Exercice de diction pour théâtres amateurs, la saucisse suisse est avant tout le symbole incontesté de notre liberté. A l’inventaire du Patrimoine culinaire suisse, instance de référence en matière d’authenticité gastronomique, elle a gagné en visibilité depuis qu’elle partage le sort de nos fiertés nationales, qui ont nom taillé aux greubons, sugus, zwiebacks ou Vacherin Mont d’or. Une consécration qui n’est que justice rendue au génie helvétique.
Des sous-voies des gares aux abris-bus périphériques, partout les placards des villes nous vantent ce concentré de graisses et de viandes improbables, taillé en croix au bout d’un bâton. Pourquoi notre fédéralisme ne s’autoriserait-il pas aussi un sceptre?
Né sans doute de la nécessité de nourrir les rudes mercenaires au service de l’étranger, qui hallebarde en bandoulière défendaient des territoires qui leur étaient tout autant étrangers, ce snack de garde avant la lettre a fondé loin de la patrie un consensus que l’on désespérait ne jamais pouvoir trouver. Plus que le cenovis, La Poste ou les CFF, institutions livrées aux aléas instables de l’économie, la saucisse s’est imposée comme le véritable ciment de notre nation.

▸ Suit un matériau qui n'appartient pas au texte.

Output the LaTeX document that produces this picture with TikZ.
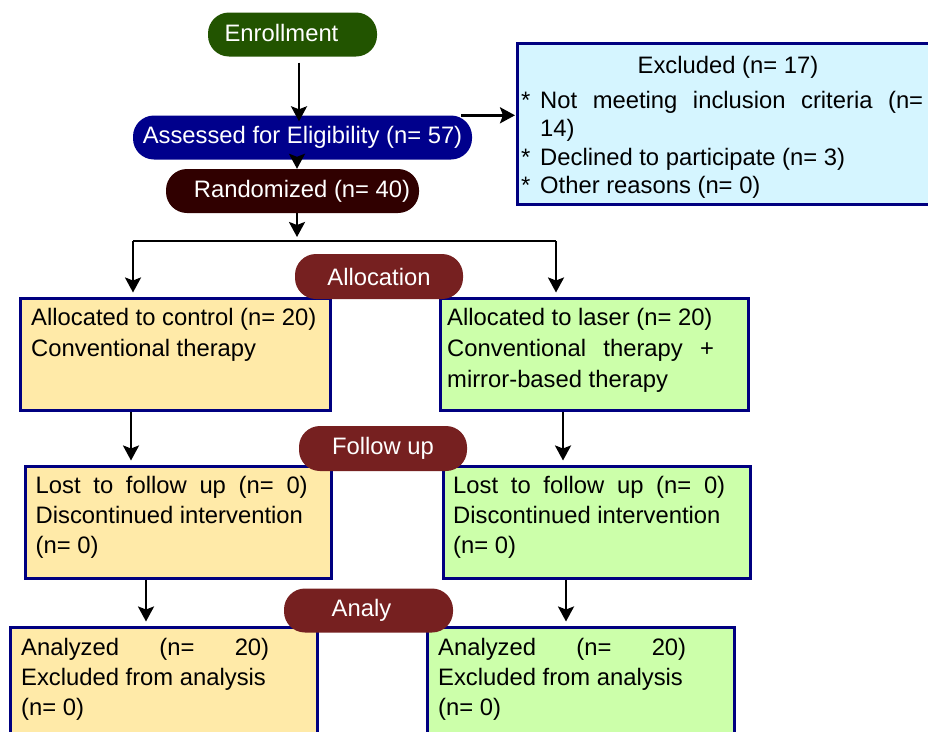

Des prairies du Grütli aux pentes du Risoux, du Salève à Romanshorn, une salve de saucisses en tous genres va jaillir ce 1er août dans le ciel, prouvant notre attachement sans failles à la Confédération. A base de veau, de boeuf ou de porc, elles ont nom cervelas, merguez ou schüblig. Elles vont relever le goût insipide de la Patrie.